Le groupe énergétique Shell, le géant de la restauration rapide McDonald's et les constructeurs automobiles Volkswagen et Renault ont vendu leurs activités en Russie. D'autres, comme la banque autrichienne Raiffeisen, le groupe alimentaire Nestlé et le géant américain de l'alimentation et des boissons PepsiCo, poursuivent leurs activités.

Moscou dispose d'un autre levier en Europe, où le dépositaire Euroclear, basé à Bruxelles, détient la majorité des réserves de la Russie.

Certains hommes politiques de l'Union européenne craignent que l'euro ne soit affecté si d'autres pays, comme la Chine - un allié de la Russie -, commencent à rapatrier leurs réserves afin de se prémunir contre une éventuelle saisie.

Il y a également le risque que la Russie tente, par le biais d'une action en justice, de saisir les liquidités d'Euroclear dans les dépôts de titres à Hong Kong, Dubaï et ailleurs. On craint que cela n'épuise le capital d'Euroclear et ne nécessite un renflouement massif.

Un porte-parole d'Euroclear a refusé de commenter ce que la Russie pourrait faire.

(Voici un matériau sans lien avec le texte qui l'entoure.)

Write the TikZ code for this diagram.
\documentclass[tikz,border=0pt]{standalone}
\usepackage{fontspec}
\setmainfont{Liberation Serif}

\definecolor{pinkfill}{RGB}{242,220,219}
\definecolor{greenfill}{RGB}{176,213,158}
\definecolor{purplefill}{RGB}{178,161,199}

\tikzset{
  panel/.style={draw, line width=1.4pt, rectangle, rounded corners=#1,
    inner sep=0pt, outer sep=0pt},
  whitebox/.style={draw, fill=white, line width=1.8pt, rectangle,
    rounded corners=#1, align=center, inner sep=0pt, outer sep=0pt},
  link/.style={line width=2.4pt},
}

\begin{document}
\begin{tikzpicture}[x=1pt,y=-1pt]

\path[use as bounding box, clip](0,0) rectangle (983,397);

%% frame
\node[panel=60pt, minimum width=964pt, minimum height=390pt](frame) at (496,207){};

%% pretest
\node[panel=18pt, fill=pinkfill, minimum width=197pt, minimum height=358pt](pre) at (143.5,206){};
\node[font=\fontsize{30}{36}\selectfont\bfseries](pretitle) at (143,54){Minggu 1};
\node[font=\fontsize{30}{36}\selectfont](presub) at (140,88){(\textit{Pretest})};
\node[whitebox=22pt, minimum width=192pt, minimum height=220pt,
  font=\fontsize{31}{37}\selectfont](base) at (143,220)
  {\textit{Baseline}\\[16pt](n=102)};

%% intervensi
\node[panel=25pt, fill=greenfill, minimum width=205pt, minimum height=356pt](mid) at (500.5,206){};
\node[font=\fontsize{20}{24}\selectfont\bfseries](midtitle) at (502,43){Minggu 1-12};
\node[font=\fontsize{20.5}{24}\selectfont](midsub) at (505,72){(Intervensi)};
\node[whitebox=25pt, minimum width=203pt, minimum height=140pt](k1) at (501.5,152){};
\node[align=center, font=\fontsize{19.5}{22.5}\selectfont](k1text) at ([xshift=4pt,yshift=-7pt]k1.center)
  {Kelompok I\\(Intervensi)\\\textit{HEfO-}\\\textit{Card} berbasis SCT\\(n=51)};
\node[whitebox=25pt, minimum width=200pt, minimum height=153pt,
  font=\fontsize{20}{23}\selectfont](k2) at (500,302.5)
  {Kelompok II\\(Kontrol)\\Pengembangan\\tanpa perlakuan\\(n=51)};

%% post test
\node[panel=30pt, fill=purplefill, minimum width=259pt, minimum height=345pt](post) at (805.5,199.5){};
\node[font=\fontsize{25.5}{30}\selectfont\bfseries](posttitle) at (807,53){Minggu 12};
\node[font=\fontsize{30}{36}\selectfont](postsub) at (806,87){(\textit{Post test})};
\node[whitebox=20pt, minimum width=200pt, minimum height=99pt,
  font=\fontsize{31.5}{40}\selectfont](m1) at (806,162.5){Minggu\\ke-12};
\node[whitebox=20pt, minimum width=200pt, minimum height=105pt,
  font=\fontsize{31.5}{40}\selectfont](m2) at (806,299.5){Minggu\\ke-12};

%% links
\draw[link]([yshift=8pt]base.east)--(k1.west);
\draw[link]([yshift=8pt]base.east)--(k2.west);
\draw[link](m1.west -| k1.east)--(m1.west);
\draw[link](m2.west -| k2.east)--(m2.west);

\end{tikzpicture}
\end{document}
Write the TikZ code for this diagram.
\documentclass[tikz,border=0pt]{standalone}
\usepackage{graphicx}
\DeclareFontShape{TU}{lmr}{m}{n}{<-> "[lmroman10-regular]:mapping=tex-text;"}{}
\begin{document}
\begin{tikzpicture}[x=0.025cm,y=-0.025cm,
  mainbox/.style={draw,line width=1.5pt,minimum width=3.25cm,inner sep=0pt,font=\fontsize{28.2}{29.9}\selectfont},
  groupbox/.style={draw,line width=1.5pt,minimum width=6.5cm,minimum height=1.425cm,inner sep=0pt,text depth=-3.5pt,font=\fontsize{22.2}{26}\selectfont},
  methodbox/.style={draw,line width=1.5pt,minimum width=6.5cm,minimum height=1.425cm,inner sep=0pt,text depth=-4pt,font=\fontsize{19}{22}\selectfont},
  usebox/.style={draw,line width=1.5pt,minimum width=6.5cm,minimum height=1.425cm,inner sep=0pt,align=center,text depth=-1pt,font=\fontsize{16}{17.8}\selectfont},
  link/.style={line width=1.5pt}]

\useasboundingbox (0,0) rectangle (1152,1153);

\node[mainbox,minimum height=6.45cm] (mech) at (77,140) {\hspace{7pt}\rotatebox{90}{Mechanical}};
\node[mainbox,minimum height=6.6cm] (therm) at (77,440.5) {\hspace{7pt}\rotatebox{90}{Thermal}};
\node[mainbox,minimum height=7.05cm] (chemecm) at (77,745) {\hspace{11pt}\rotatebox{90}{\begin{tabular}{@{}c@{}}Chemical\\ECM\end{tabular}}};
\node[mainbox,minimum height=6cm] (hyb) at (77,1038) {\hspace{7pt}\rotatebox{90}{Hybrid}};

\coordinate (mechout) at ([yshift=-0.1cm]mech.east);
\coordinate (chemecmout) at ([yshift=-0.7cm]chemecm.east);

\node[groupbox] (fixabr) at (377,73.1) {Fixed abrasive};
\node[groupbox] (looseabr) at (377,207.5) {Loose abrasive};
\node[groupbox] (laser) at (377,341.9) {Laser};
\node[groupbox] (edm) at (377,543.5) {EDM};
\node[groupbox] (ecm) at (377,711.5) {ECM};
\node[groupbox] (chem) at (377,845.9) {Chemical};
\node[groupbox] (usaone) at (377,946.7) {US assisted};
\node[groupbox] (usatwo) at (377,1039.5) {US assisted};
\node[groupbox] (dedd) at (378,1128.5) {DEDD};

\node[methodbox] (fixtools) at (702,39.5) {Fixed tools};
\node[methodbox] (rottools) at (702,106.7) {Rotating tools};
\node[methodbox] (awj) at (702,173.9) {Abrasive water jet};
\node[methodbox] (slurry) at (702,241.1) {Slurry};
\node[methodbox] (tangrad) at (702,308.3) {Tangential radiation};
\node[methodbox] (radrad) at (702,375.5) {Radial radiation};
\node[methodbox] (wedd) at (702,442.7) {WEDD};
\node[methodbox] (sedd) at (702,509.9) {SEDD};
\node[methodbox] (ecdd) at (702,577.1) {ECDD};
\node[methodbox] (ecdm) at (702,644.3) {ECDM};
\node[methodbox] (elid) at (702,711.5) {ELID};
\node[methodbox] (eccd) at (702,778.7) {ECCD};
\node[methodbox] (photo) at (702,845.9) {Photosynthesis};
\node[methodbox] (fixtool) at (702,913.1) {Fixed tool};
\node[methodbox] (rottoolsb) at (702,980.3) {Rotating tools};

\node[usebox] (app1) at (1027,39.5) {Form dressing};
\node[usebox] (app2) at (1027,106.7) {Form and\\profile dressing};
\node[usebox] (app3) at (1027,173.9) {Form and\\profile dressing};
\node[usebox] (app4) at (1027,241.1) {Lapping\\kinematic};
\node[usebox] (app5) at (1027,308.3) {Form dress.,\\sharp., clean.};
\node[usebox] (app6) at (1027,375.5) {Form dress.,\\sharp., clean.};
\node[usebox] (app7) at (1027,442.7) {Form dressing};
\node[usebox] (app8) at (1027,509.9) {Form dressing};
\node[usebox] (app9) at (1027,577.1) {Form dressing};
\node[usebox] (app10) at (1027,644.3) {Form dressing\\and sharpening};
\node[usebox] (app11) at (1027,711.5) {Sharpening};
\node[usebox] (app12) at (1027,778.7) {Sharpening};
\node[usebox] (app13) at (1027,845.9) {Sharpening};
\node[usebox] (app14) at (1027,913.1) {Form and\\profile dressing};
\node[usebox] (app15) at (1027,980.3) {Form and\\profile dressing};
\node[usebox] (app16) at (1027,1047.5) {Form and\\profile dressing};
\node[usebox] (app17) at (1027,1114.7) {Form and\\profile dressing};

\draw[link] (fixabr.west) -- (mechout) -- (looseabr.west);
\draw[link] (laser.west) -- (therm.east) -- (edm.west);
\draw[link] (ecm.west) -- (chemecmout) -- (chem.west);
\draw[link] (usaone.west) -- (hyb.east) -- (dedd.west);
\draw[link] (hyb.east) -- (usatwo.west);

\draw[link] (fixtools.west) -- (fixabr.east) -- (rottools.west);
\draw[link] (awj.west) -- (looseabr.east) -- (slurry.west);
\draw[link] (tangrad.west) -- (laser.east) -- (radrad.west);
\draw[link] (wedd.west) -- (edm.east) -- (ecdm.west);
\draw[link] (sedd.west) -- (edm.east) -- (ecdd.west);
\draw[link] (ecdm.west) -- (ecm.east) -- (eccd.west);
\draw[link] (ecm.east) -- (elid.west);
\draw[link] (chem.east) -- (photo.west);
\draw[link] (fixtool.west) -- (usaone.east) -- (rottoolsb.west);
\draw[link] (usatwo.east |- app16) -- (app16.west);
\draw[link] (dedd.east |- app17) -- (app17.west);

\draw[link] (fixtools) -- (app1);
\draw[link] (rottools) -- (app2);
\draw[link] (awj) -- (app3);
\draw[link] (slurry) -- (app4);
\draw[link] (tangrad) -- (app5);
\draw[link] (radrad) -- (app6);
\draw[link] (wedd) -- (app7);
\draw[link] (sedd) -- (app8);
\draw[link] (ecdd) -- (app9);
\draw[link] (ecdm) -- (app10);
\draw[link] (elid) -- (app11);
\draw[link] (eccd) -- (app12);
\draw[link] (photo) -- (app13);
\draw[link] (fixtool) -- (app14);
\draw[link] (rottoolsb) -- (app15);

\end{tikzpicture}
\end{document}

"Euroclear prend bien sûr en compte tous les scénarios de risque possibles et renforce son capital en conservant les bénéfices liés aux sanctions russes afin de se prémunir contre les risques actuels et futurs", a ajouté le porte-parole.

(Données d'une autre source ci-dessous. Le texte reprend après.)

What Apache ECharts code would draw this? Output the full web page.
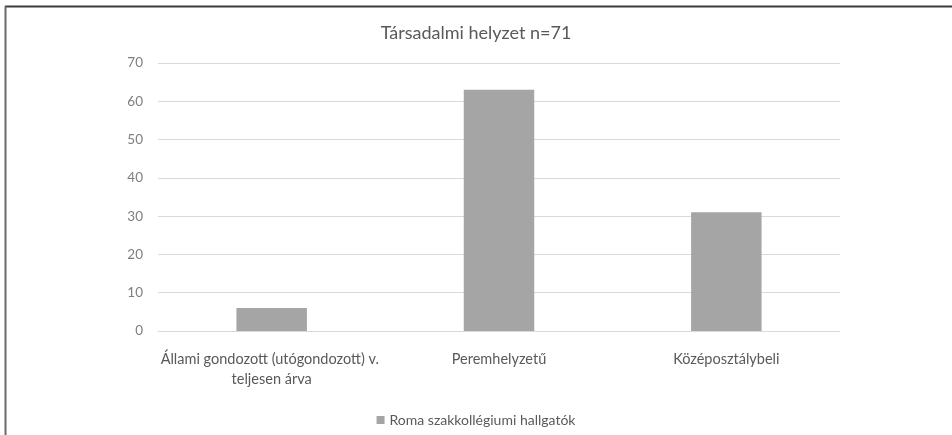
<!DOCTYPE html>
<html>
<head>
<meta charset="utf-8">
<script src="https://cdn.jsdelivr.net/npm/echarts@6/dist/echarts.min.js"></script>
<style>
html,body{margin:0;padding:0;background:#fff;}
#chart{width:952px;height:435px;}
</style>
</head>
<body>
<div id="chart"></div>
<script>
const titleText = 'Társadalmi helyzet n=71';
const categories = ['Állami gondozott (utógondozott) v. teljesen árva', 'Peremhelyzetű', 'Középosztálybeli'];
const seriesName = 'Roma szakkollégiumi hallgatók';
const values = [6, 63, 31];
const yTicks = [0, 10, 20, 30, 40, 50, 60, 70];

const font = 'Lato, "Open Sans", sans-serif';
const chart = echarts.init(document.getElementById('chart'), null, {renderer: 'canvas'});
chart.setOption({
  animation: false,
  backgroundColor: '#fff',
  textStyle: {fontFamily: font},
  title: {
    text: titleText, left: 'center', top: 19,
    textStyle: {fontFamily: font, fontSize: 18, fontWeight: 'normal', color: '#595959'}
  },
  legend: {
    data: [seriesName], bottom: 3, left: 'center',
    icon: 'rect', itemWidth: 8, itemHeight: 8, itemGap: 5,
    textStyle: {fontFamily: font, fontSize: 14, color: '#595959'}
  },
  grid: {left: 158, right: 112, top: 63, bottom: 104, containLabel: false},
  xAxis: {
    type: 'category', data: categories,
    axisLine: {lineStyle: {color: '#d9d9d9'}},
    axisTick: {show: false},
    axisLabel: {
      fontFamily: font, fontSize: 14.5, color: '#595959', margin: 18,
      width: 245, overflow: 'break', lineHeight: 20, interval: 0
    }
  },
  yAxis: {
    type: 'value', min: yTicks[0], max: yTicks[yTicks.length - 1], interval: 10,
    axisLine: {show: false}, axisTick: {show: false},
    splitLine: {lineStyle: {color: '#d9d9d9'}},
    axisLabel: {fontFamily: font, fontSize: 13.5, color: '#7f7f7f', margin: 15}
  },
  series: [{
    name: seriesName, type: 'bar', data: values, barWidth: '31%',
    itemStyle: {color: '#a5a5a5'}
  }],
  graphic: [
    {type: 'line', shape: {x1: 5, y1: 6.5, x2: 952, y2: 6.5}, style: {stroke: '#3a3a3a', lineWidth: 2}, silent: true},
    {type: 'line', shape: {x1: 5.5, y1: 6, x2: 5.5, y2: 435}, style: {stroke: '#6a6a6a', lineWidth: 2}, silent: true}
  ]
});
</script>
</body>
</html>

Alors que ses liens avec l'Occident se sont distendus, la Russie a utilisé un excédent de son compte courant de près de 300 milliards de dollars en 2022-23 pour accumuler des actifs à l'étranger - probablement dans des juridictions dites amies qui ne s'opposent pas ouvertement à la guerre en Ukraine, selon Milesi-Ferretti.

Les efforts de la Russie pour réduire son intégration dans les systèmes financiers occidentaux depuis l'annexion illégale de la Crimée en 2014 ont réduit sa dépendance à l'égard de l'argent étranger, mais ont également limité les représailles possibles dans toute lutte contre les avoirs gelés, a-t-il ajouté.

"Si l'objectif est de prendre des mesures de rétorsion, le fait d'avoir un plus petit nombre d'actifs à saisir rend votre menace moins évidente.